Records with drawing code:
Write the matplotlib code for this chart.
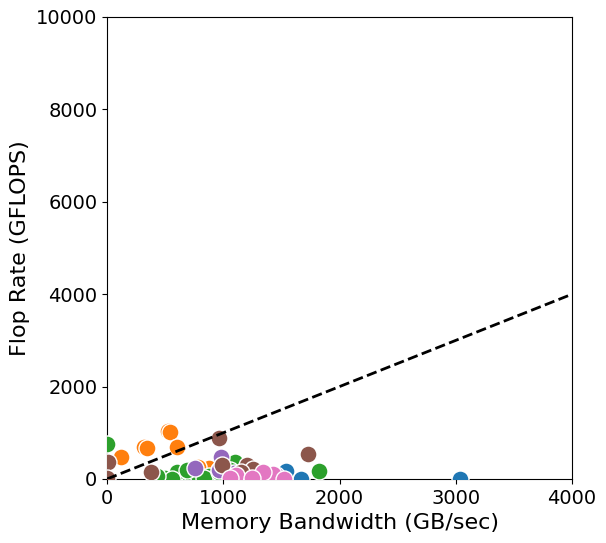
import numpy as np
import matplotlib.pyplot as plt

# Dados (GB/s, GFLOPS)
blue_bw = [3040, 1540, 1670, 1020, 1180]
blue_fl = [10, 170, 10, 60, 20]

orange_bw = [120, 320, 345, 525, 545, 600, 880, 780, 960, 1000]
orange_fl = [475, 690, 670, 1040, 1010, 690, 240, 260, 200, 180]

green_bw = [0, 1825, 500, 650, 730, 600, 1100, 1060, 880, 780, 830, 560, 430, 960, 1230, 690]
green_fl = [760, 170, 30, 20, 80, 150, 370, 200, 60, 90, 20, 10, 60, 160, 100, 200]

purple_bw = [760, 980, 960, 1090, 1450]
purple_fl = [240, 475, 200, 140, 80]

brown_bw = [10, 0, 380, 960, 990, 1200, 1730, 1260, 1150]
brown_fl = [370, 20, 150, 890, 300, 300, 540, 210, 160]

pink_bw = [1430, 1340, 1110, 1250, 1520, 1060]
pink_fl = [100, 150, 90, 20, 10, 30]

grupos = [
    (blue_bw, blue_fl, 'tab:blue'),
    (orange_bw, orange_fl, 'tab:orange'),
    (green_bw, green_fl, 'tab:green'),
    (purple_bw, purple_fl, 'tab:purple'),
    (brown_bw, brown_fl, 'tab:brown'),
    (pink_bw, pink_fl, 'tab:pink'),
]

fig = plt.figure(figsize=(6.06, 5.43), dpi=100)
ax = fig.add_axes([0.1766, 0.1179, 0.7673, 0.8508])

for bw, fl, cor in grupos:
    ax.scatter(bw, fl, s=150, color=cor, edgecolor='white', linewidth=1, zorder=3, clip_on=True)

# linha de referência
xs = np.array([0, 4000])
ax.plot(xs, xs, 'k--', lw=2, zorder=4)

ax.set_xlim(0, 4000)
ax.set_ylim(0, 10000)
ax.set_xticks([0, 1000, 2000, 3000, 4000])
ax.set_yticks([0, 2000, 4000, 6000, 8000, 10000])
ax.tick_params(labelsize=14)
ax.set_xlabel('Memory Bandwidth (GB/sec)', fontsize=16)
ax.set_ylabel('Flop Rate (GFLOPS)', fontsize=16)

fig.savefig('out.png', dpi=100)
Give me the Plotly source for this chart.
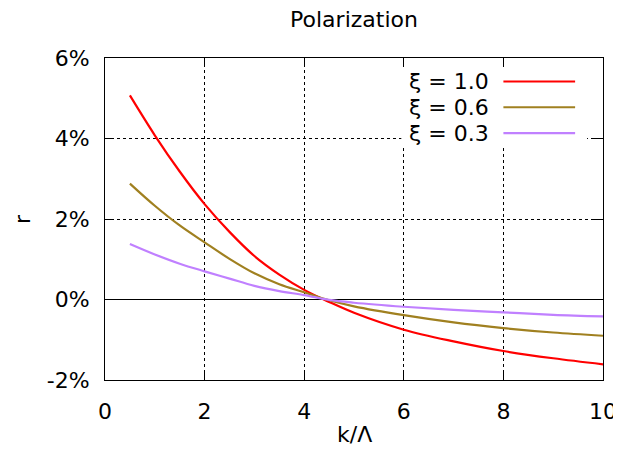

TASK BRIEF:
Transcribe all entries above exactly. Drop the pictures.

TASK ANSWER:
Write the matplotlib code for this chart.
import numpy as np
import matplotlib.pyplot as plt

# Dados (GB/s, GFLOPS)
blue_bw = [3040, 1540, 1670, 1020, 1180]
blue_fl = [10, 170, 10, 60, 20]

orange_bw = [120, 320, 345, 525, 545, 600, 880, 780, 960, 1000]
orange_fl = [475, 690, 670, 1040, 1010, 690, 240, 260, 200, 180]

green_bw = [0, 1825, 500, 650, 730, 600, 1100, 1060, 880, 780, 830, 560, 430, 960, 1230, 690]
green_fl = [760, 170, 30, 20, 80, 150, 370, 200, 60, 90, 20, 10, 60, 160, 100, 200]

purple_bw = [760, 980, 960, 1090, 1450]
purple_fl = [240, 475, 200, 140, 80]

brown_bw = [10, 0, 380, 960, 990, 1200, 1730, 1260, 1150]
brown_fl = [370, 20, 150, 890, 300, 300, 540, 210, 160]

pink_bw = [1430, 1340, 1110, 1250, 1520, 1060]
pink_fl = [100, 150, 90, 20, 10, 30]

grupos = [
    (blue_bw, blue_fl, 'tab:blue'),
    (orange_bw, orange_fl, 'tab:orange'),
    (green_bw, green_fl, 'tab:green'),
    (purple_bw, purple_fl, 'tab:purple'),
    (brown_bw, brown_fl, 'tab:brown'),
    (pink_bw, pink_fl, 'tab:pink'),
]

fig = plt.figure(figsize=(6.06, 5.43), dpi=100)
ax = fig.add_axes([0.1766, 0.1179, 0.7673, 0.8508])

for bw, fl, cor in grupos:
    ax.scatter(bw, fl, s=150, color=cor, edgecolor='white', linewidth=1, zorder=3, clip_on=True)

# linha de referência
xs = np.array([0, 4000])
ax.plot(xs, xs, 'k--', lw=2, zorder=4)

ax.set_xlim(0, 4000)
ax.set_ylim(0, 10000)
ax.set_xticks([0, 1000, 2000, 3000, 4000])
ax.set_yticks([0, 2000, 4000, 6000, 8000, 10000])
ax.tick_params(labelsize=14)
ax.set_xlabel('Memory Bandwidth (GB/sec)', fontsize=16)
ax.set_ylabel('Flop Rate (GFLOPS)', fontsize=16)

fig.savefig('out.png', dpi=100)
Give me the Plotly source for this chart.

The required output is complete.